Whoever said it first said it right: Windows are the eyes of the building. What’s more, it’s true whether you’re standing inside or outside.
From the outside, windows reveal a building’s purpose, character and personality. In many cases you can even predict the mood of its occupants. From the inside, windows shape the view and invite – or exclude – the sun. “When you are designing a window,” said Finnish architect Alvar Aalto, “imagine your girlfriend sitting inside looking out.” (From the book “100 Ideas that Changed Architecture” by Richard Weston.)
Windows were even considered an indication of wealth: England’s King William III had a “window tax” (derided as “daylight robbery”) that was a royal attempt at a progressive property tax.

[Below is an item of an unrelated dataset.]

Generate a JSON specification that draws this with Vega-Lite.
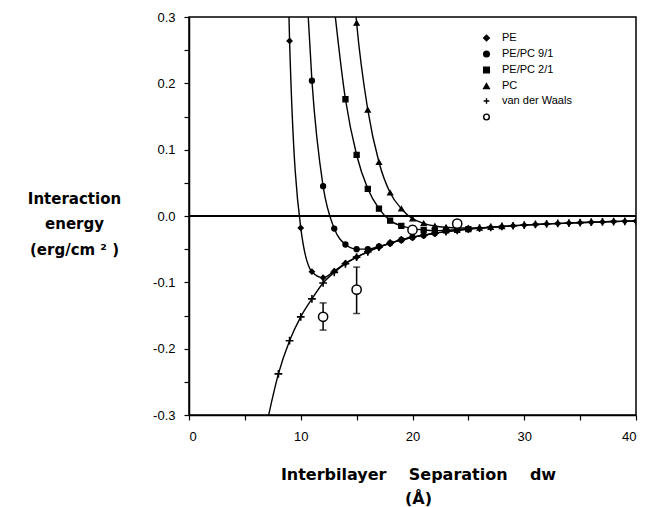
{
  "$schema": "https://vega.github.io/schema/vega-lite/v6.json",
  "width": 447,
  "height": 398,
  "autosize": {"type": "none"},
  "padding": {"left": 189, "top": 17, "right": 12, "bottom": 92},
  "background": "white",
  "config": {
    "view": {"stroke": "black", "strokeWidth": 1.5},
    "font": "Liberation Sans",
    "axis": {"domainColor": "black", "domainWidth": 1.5, "tickColor": "black", "tickWidth": 1.2, "grid": false, "labelColor": "black", "titleColor": "black"}
  },
  "datasets": {
    "pts": [
      {"series": "PE", "d": 8.8, "E": 0.40, "m": 0},
      {"series": "PE", "d": 9, "E": 0.264, "m": 1},
      {"series": "PE", "d": 10, "E": -0.018, "m": 1},
      {"series": "PE", "d": 11, "E": -0.084, "m": 1},
      {"series": "PE", "d": 12, "E": -0.093, "m": 1},
      {"series": "PE", "d": 13, "E": -0.083, "m": 1},
      {"series": "PE", "d": 14, "E": -0.071, "m": 1},
      {"series": "PE", "d": 15, "E": -0.062, "m": 1},
      {"series": "PE", "d": 16, "E": -0.054, "m": 1},
      {"series": "PE", "d": 17, "E": -0.047, "m": 1},
      {"series": "PE", "d": 18, "E": -0.041, "m": 1},
      {"series": "PE", "d": 19, "E": -0.036, "m": 1},
      {"series": "PE", "d": 20, "E": -0.032, "m": 1},
      {"series": "PE", "d": 21, "E": -0.029, "m": 1},
      {"series": "PE", "d": 22, "E": -0.026, "m": 1},
      {"series": "PE", "d": 23, "E": -0.0235, "m": 1},
      {"series": "PE", "d": 24, "E": -0.0215, "m": 1},
      {"series": "PE", "d": 25, "E": -0.0198, "m": 1},
      {"series": "PE", "d": 26, "E": -0.0183, "m": 1},
      {"series": "PE", "d": 27, "E": -0.017, "m": 1},
      {"series": "PE", "d": 28, "E": -0.0158, "m": 1},
      {"series": "PE", "d": 29, "E": -0.0147, "m": 1},
      {"series": "PE", "d": 30, "E": -0.0137, "m": 1},
      {"series": "PE", "d": 31, "E": -0.0128, "m": 1},
      {"series": "PE", "d": 32, "E": -0.012, "m": 1},
      {"series": "PE", "d": 33, "E": -0.0113, "m": 1},
      {"series": "PE", "d": 34, "E": -0.0106, "m": 1},
      {"series": "PE", "d": 35, "E": -0.01, "m": 1},
      {"series": "PE", "d": 36, "E": -0.0094, "m": 1},
      {"series": "PE", "d": 37, "E": -0.0089, "m": 1},
      {"series": "PE", "d": 38, "E": -0.0084, "m": 1},
      {"series": "PE", "d": 39, "E": -0.008, "m": 1},
      {"series": "PE", "d": 40, "E": -0.0076, "m": 1},

      {"series": "PE/PC 9/1", "d": 10.5, "E": 0.35, "m": 0},
      {"series": "PE/PC 9/1", "d": 11, "E": 0.204, "m": 1},
      {"series": "PE/PC 9/1", "d": 12, "E": 0.045, "m": 1},
      {"series": "PE/PC 9/1", "d": 13, "E": -0.019, "m": 1},
      {"series": "PE/PC 9/1", "d": 14, "E": -0.043, "m": 1},
      {"series": "PE/PC 9/1", "d": 15, "E": -0.050, "m": 1},
      {"series": "PE/PC 9/1", "d": 16, "E": -0.050, "m": 1},
      {"series": "PE/PC 9/1", "d": 17, "E": -0.046, "m": 1},
      {"series": "PE/PC 9/1", "d": 18, "E": -0.041, "m": 1},
      {"series": "PE/PC 9/1", "d": 19, "E": -0.036, "m": 1},
      {"series": "PE/PC 9/1", "d": 20, "E": -0.032, "m": 1},
      {"series": "PE/PC 9/1", "d": 21, "E": -0.029, "m": 1},
      {"series": "PE/PC 9/1", "d": 22, "E": -0.026, "m": 1},

      {"series": "PE/PC 2/1", "d": 12.9, "E": 0.33, "m": 0},
      {"series": "PE/PC 2/1", "d": 14, "E": 0.176, "m": 1},
      {"series": "PE/PC 2/1", "d": 15, "E": 0.092, "m": 1},
      {"series": "PE/PC 2/1", "d": 16, "E": 0.041, "m": 1},
      {"series": "PE/PC 2/1", "d": 17, "E": 0.011, "m": 1},
      {"series": "PE/PC 2/1", "d": 18, "E": -0.007, "m": 1},
      {"series": "PE/PC 2/1", "d": 19, "E": -0.015, "m": 1},
      {"series": "PE/PC 2/1", "d": 20, "E": -0.019, "m": 1},
      {"series": "PE/PC 2/1", "d": 21, "E": -0.021, "m": 1},
      {"series": "PE/PC 2/1", "d": 22, "E": -0.022, "m": 1},
      {"series": "PE/PC 2/1", "d": 23, "E": -0.0215, "m": 1},
      {"series": "PE/PC 2/1", "d": 24, "E": -0.0208, "m": 1},
      {"series": "PE/PC 2/1", "d": 25, "E": -0.0198, "m": 1},

      {"series": "PC", "d": 14.9, "E": 0.31, "m": 0},
      {"series": "PC", "d": 15, "E": 0.291, "m": 1},
      {"series": "PC", "d": 16, "E": 0.160, "m": 1},
      {"series": "PC", "d": 17, "E": 0.081, "m": 1},
      {"series": "PC", "d": 18, "E": 0.035, "m": 1},
      {"series": "PC", "d": 19, "E": 0.011, "m": 1},
      {"series": "PC", "d": 20, "E": -0.004, "m": 1},
      {"series": "PC", "d": 21, "E": -0.011, "m": 1},
      {"series": "PC", "d": 22, "E": -0.015, "m": 1},
      {"series": "PC", "d": 23, "E": -0.017, "m": 1},
      {"series": "PC", "d": 24, "E": -0.018, "m": 1},
      {"series": "PC", "d": 25, "E": -0.0182, "m": 1},
      {"series": "PC", "d": 26, "E": -0.018, "m": 1},
      {"series": "PC", "d": 27, "E": -0.017, "m": 1},
      {"series": "PC", "d": 28, "E": -0.0158, "m": 1},

      {"series": "van der Waals", "d": 7.0, "E": -0.31, "m": 0},
      {"series": "van der Waals", "d": 8, "E": -0.238, "m": 1},
      {"series": "van der Waals", "d": 9, "E": -0.188, "m": 1},
      {"series": "van der Waals", "d": 10, "E": -0.152, "m": 1},
      {"series": "van der Waals", "d": 11, "E": -0.125, "m": 1},
      {"series": "van der Waals", "d": 12, "E": -0.101, "m": 1},
      {"series": "van der Waals", "d": 13, "E": -0.085, "m": 1},
      {"series": "van der Waals", "d": 14, "E": -0.072, "m": 1},
      {"series": "van der Waals", "d": 15, "E": -0.062, "m": 1},
      {"series": "van der Waals", "d": 16, "E": -0.054, "m": 1},
      {"series": "van der Waals", "d": 17, "E": -0.047, "m": 1},
      {"series": "van der Waals", "d": 18, "E": -0.041, "m": 1},
      {"series": "van der Waals", "d": 19, "E": -0.036, "m": 1},
      {"series": "van der Waals", "d": 20, "E": -0.032, "m": 1},
      {"series": "van der Waals", "d": 21, "E": -0.029, "m": 1},
      {"series": "van der Waals", "d": 22, "E": -0.026, "m": 1},
      {"series": "van der Waals", "d": 23, "E": -0.0235, "m": 1},
      {"series": "van der Waals", "d": 24, "E": -0.0215, "m": 1},
      {"series": "van der Waals", "d": 25, "E": -0.0198, "m": 1},
      {"series": "van der Waals", "d": 26, "E": -0.0183, "m": 1},
      {"series": "van der Waals", "d": 27, "E": -0.017, "m": 1},
      {"series": "van der Waals", "d": 28, "E": -0.0158, "m": 1},
      {"series": "van der Waals", "d": 29, "E": -0.0147, "m": 1},
      {"series": "van der Waals", "d": 30, "E": -0.0137, "m": 1},
      {"series": "van der Waals", "d": 31, "E": -0.0128, "m": 1},
      {"series": "van der Waals", "d": 32, "E": -0.012, "m": 1},
      {"series": "van der Waals", "d": 33, "E": -0.0113, "m": 1},
      {"series": "van der Waals", "d": 34, "E": -0.0106, "m": 1},
      {"series": "van der Waals", "d": 35, "E": -0.01, "m": 1},
      {"series": "van der Waals", "d": 36, "E": -0.0094, "m": 1},
      {"series": "van der Waals", "d": 37, "E": -0.0089, "m": 1},
      {"series": "van der Waals", "d": 38, "E": -0.0084, "m": 1},
      {"series": "van der Waals", "d": 39, "E": -0.008, "m": 1},
      {"series": "van der Waals", "d": 40, "E": -0.0076, "m": 1},

      {"series": "exp", "d": 12, "E": -0.152, "lo": -0.172, "hi": -0.131, "m": 1},
      {"series": "exp", "d": 15, "E": -0.111, "lo": -0.147, "hi": -0.077, "m": 1},
      {"series": "exp", "d": 20, "E": -0.021, "m": 1},
      {"series": "exp", "d": 24, "E": -0.0115, "m": 1}
    ]
  },
  "data": {"name": "pts"},
  "encoding": {
    "x": {
      "field": "d", "type": "quantitative",
      "scale": {"domain": [0, 40], "nice": false, "zero": false},
      "axis": {
        "values": [0, 5, 10, 15, 20, 25, 30, 35, 40],
        "labelExpr": "datum.value % 10 == 0 ? datum.label : ''",
        "labelFont": "Liberation Sans", "labelFontSize": 13, "labelPadding": 10, "tickSize": 5,
        "title": ["Interbilayer \u00a0\u00a0 Separation \u00a0\u00a0 dw", "(Å)"],
        "titleFont": "DejaVu Sans", "titleFontWeight": "bold", "titleFontSize": 16,
        "titleLineHeight": 24, "titleBaseline": "top", "titleX": 229, "titleY": 51
      }
    },
    "y": {
      "field": "E", "type": "quantitative",
      "scale": {"domain": [-0.3, 0.3], "nice": false, "zero": false},
      "axis": {
        "values": [-0.3, -0.25, -0.2, -0.15, -0.1, -0.05, 0, 0.05, 0.1, 0.15, 0.2, 0.25, 0.3],
        "labelExpr": "abs(round(datum.value * 20)) % 2 == 0 ? replace(format(datum.value, '.1f'), '−', '-') : ''",
        "labelFont": "Liberation Sans", "labelFontSize": 13, "labelPadding": 9, "tickSize": 5,
        "title": ["Interaction", "energy", "(erg/cm ² )"],
        "titleFont": "DejaVu Sans", "titleFontWeight": "bold", "titleFontSize": 15,
        "titleAngle": 0, "titleAlign": "center", "titleBaseline": "middle",
        "titleLineHeight": 25.5, "titleX": -115, "titleY": 181
      }
    },
    "shape": {
      "field": "series", "type": "nominal",
      "scale": {
        "domain": ["PE", "PE/PC 9/1", "PE/PC 2/1", "PC", "van der Waals", "exp"],
        "range": ["diamond", "circle", "square", "triangle-up", "M-1,0H1M0,-1V1", "circle"]
      },
      "legend": {
        "title": null, "orient": "none", "legendX": 292, "legendY": 15.5,
        "labelExpr": "datum.label == 'exp' ? '' : datum.label",
        "labelFont": "Liberation Sans", "labelFontSize": 11, "labelColor": "black",
        "labelOffset": 10, "rowPadding": 3, "symbolStrokeWidth": 1.4, "symbolSize": 32
      }
    },
    "fill": {
      "field": "series", "type": "nominal",
      "scale": {
        "domain": ["PE", "PE/PC 9/1", "PE/PC 2/1", "PC", "van der Waals", "exp"],
        "range": ["black", "black", "black", "black", "transparent", "white"]
      }
    },
    "stroke": {
      "field": "series", "type": "nominal",
      "scale": {
        "domain": ["PE", "PE/PC 9/1", "PE/PC 2/1", "PC", "van der Waals", "exp"],
        "range": ["black", "black", "black", "black", "black", "black"]
      }
    }
  },
  "layer": [
    {
      "mark": {"type": "rule", "color": "black", "strokeWidth": 1.6},
      "encoding": {"y": {"datum": 0}, "x": null, "shape": null, "fill": null, "stroke": null}
    },
    {
      "transform": [{"filter": "datum.series != 'exp'"}],
      "mark": {"type": "line", "color": "black", "strokeWidth": 1.4, "interpolate": "monotone", "clip": true},
      "encoding": {"detail": {"field": "series", "type": "nominal"}, "shape": null, "fill": null, "stroke": null}
    },
    {
      "transform": [{"filter": "datum.lo != null"}],
      "mark": {"type": "rule", "color": "black", "strokeWidth": 1.5},
      "encoding": {"y": {"field": "lo", "type": "quantitative"}, "y2": {"field": "hi"}, "shape": null, "fill": null, "stroke": null}
    },
    {
      "transform": [{"filter": "datum.lo != null"}],
      "mark": {"type": "tick", "orient": "horizontal", "color": "black", "size": 7, "thickness": 1.5},
      "encoding": {"y": {"field": "lo", "type": "quantitative"}, "shape": null, "fill": null, "stroke": null}
    },
    {
      "transform": [{"filter": "datum.lo != null"}],
      "mark": {"type": "tick", "orient": "horizontal", "color": "black", "size": 7, "thickness": 1.5},
      "encoding": {"y": {"field": "hi", "type": "quantitative"}, "shape": null, "fill": null, "stroke": null}
    },
    {
      "transform": [{"filter": "datum.m == 1 && datum.series != 'exp' && datum.series != 'van der Waals'"}],
      "mark": {"type": "point", "strokeWidth": 1.2, "opacity": 1, "size": 26, "clip": true}
    },
    {
      "transform": [{"filter": "datum.m == 1 && datum.series == 'van der Waals'"}],
      "mark": {"type": "point", "strokeWidth": 1.6, "opacity": 1, "size": 60, "clip": true}
    },
    {
      "transform": [{"filter": "datum.series == 'exp'"}],
      "mark": {"type": "point", "strokeWidth": 1.5, "opacity": 1, "size": 85, "clip": true}
    }
  ]
}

The more windows in your house, the more tax you paid.
Philosophical and political points aside, what started out as a rough hole covered by animal hide has become one of the most important aspects of a building’s architectural style, as well as a component of the architectural system. New York is blessed with examples of dozens of traditional and modern window types and styles. Some people have even made a hobby of “collecting” windows, photographically – just search Pinterest.com, Flickr.com, or Picassaweb.google.com for fun!

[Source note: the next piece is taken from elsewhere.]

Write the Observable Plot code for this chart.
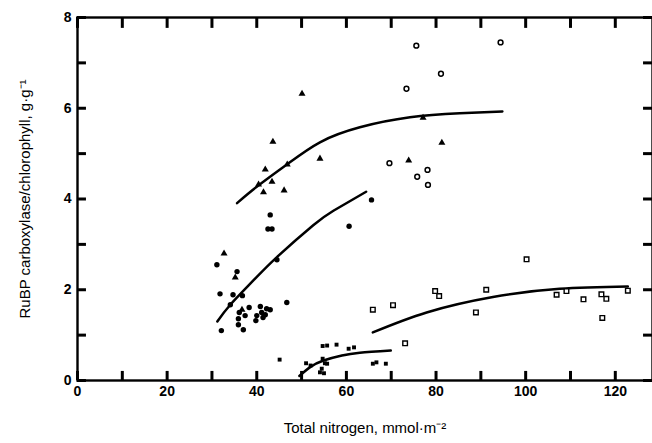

Windows in the classical Greek style had formal embellishments: pediments, architraves, and cornices. Both Greek (post-and-lintel) and Romanesque (round arch) styles often grew columns or pilasters. Gothic (pointed arch) styles could become quite complex, with arches wrapped in more arches, sometimes combined with circular windows.

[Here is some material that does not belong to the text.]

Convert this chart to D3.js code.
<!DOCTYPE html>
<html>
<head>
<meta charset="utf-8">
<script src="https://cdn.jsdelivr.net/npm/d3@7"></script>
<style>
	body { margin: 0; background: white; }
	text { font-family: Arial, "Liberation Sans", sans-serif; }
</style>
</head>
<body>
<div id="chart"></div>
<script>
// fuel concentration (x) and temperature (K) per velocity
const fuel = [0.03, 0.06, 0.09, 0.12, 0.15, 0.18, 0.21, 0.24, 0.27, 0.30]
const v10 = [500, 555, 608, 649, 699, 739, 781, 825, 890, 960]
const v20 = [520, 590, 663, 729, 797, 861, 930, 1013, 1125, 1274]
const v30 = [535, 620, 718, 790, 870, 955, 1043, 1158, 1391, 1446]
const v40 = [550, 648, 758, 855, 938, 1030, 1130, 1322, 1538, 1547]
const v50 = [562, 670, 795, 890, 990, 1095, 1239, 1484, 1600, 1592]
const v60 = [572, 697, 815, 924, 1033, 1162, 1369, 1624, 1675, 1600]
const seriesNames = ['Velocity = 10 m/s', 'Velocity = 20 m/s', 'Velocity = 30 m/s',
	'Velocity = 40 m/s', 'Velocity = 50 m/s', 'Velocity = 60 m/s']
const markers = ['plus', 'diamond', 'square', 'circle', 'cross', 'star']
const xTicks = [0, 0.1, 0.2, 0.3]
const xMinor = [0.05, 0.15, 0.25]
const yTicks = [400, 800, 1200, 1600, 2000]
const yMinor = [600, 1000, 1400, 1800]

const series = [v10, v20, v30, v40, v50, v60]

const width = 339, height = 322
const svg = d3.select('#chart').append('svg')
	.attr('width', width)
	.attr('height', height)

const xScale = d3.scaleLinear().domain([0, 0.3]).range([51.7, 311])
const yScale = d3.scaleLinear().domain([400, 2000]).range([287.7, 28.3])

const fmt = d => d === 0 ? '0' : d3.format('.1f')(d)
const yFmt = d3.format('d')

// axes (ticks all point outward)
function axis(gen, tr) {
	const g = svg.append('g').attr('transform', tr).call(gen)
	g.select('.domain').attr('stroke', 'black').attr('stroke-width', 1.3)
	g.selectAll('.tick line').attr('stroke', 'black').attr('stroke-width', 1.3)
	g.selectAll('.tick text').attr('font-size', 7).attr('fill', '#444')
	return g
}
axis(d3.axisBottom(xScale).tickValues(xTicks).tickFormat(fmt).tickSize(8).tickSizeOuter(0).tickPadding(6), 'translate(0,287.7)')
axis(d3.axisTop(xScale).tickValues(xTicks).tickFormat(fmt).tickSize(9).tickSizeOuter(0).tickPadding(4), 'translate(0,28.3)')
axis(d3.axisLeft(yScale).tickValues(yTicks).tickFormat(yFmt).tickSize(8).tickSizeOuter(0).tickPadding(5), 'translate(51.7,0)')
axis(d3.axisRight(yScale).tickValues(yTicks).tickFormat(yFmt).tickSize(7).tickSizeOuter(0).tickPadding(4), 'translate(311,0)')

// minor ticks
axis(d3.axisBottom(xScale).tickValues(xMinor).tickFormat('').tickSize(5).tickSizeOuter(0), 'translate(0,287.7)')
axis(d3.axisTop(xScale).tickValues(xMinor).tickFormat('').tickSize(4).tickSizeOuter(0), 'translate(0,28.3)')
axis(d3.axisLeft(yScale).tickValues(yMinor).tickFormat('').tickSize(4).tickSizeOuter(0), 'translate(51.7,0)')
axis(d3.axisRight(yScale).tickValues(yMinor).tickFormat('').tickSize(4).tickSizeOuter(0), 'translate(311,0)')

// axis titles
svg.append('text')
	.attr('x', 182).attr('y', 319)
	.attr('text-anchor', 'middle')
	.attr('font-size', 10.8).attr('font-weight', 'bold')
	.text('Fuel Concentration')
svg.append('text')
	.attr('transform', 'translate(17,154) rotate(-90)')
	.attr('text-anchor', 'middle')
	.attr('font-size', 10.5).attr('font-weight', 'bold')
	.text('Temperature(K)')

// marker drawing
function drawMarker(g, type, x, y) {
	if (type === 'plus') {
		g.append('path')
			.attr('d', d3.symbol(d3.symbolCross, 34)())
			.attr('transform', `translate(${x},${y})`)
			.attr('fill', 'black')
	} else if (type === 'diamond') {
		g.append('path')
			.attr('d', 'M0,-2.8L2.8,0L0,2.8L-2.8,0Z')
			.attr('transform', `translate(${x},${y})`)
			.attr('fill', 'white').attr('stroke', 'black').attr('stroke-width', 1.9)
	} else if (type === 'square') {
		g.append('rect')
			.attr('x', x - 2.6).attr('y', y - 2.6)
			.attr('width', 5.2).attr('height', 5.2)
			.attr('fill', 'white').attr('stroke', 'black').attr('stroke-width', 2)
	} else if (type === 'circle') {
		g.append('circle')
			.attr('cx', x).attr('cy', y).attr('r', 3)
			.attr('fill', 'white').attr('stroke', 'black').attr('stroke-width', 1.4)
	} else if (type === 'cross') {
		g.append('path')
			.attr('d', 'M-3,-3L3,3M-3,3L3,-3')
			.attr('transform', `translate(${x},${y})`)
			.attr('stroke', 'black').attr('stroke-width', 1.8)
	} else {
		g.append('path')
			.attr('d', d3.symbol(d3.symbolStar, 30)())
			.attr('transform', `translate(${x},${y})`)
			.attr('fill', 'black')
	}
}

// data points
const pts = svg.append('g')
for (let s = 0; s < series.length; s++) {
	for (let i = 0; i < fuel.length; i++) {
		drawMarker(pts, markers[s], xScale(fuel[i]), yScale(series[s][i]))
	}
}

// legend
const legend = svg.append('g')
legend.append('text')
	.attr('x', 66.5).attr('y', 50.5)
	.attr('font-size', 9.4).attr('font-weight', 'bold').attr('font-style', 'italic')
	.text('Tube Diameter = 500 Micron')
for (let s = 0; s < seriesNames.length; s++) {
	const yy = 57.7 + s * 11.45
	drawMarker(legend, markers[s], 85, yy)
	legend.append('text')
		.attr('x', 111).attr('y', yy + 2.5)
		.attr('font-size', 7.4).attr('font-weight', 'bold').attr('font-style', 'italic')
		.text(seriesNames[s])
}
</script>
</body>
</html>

The earliest windows were casement windows: the moving frame swung out to permit ventilation. Sliding sash windows are a more recent development. Stationary windows are a byproduct of air conditioning.
The size and shape of windows were limited by engineering considerations. A building’s exterior wall was a structural element – too many windows and the building falls down! But as iron, steel and concrete replaced brick and stone, these stronger structural materials allowed bigger windows. Finally, frame construction shifted all of the structural load from the wall to systems of columns. This gave us “ribbon windows” (one Le Corbusier’s “Five Points of a New Architecture”) and all-glass curtain walls.
Although modern windows are simpler visually – pilasters and pediments are quite unlikely – they have become complex from a manufacturing standpoint. Glass is a poor insulator, and in an energy-conscious world designers have created window systems of two or even three plates of glass locked in a sealed frame. The glass may be tinted or coated to reduce transmission of infrared rays – or for aesthetic effects.
Here’s a modest captioned photo gallery of interesting windows I’ve collected around New York – see if they don’t make you look at (and though) windows in a new way. Windex is optional.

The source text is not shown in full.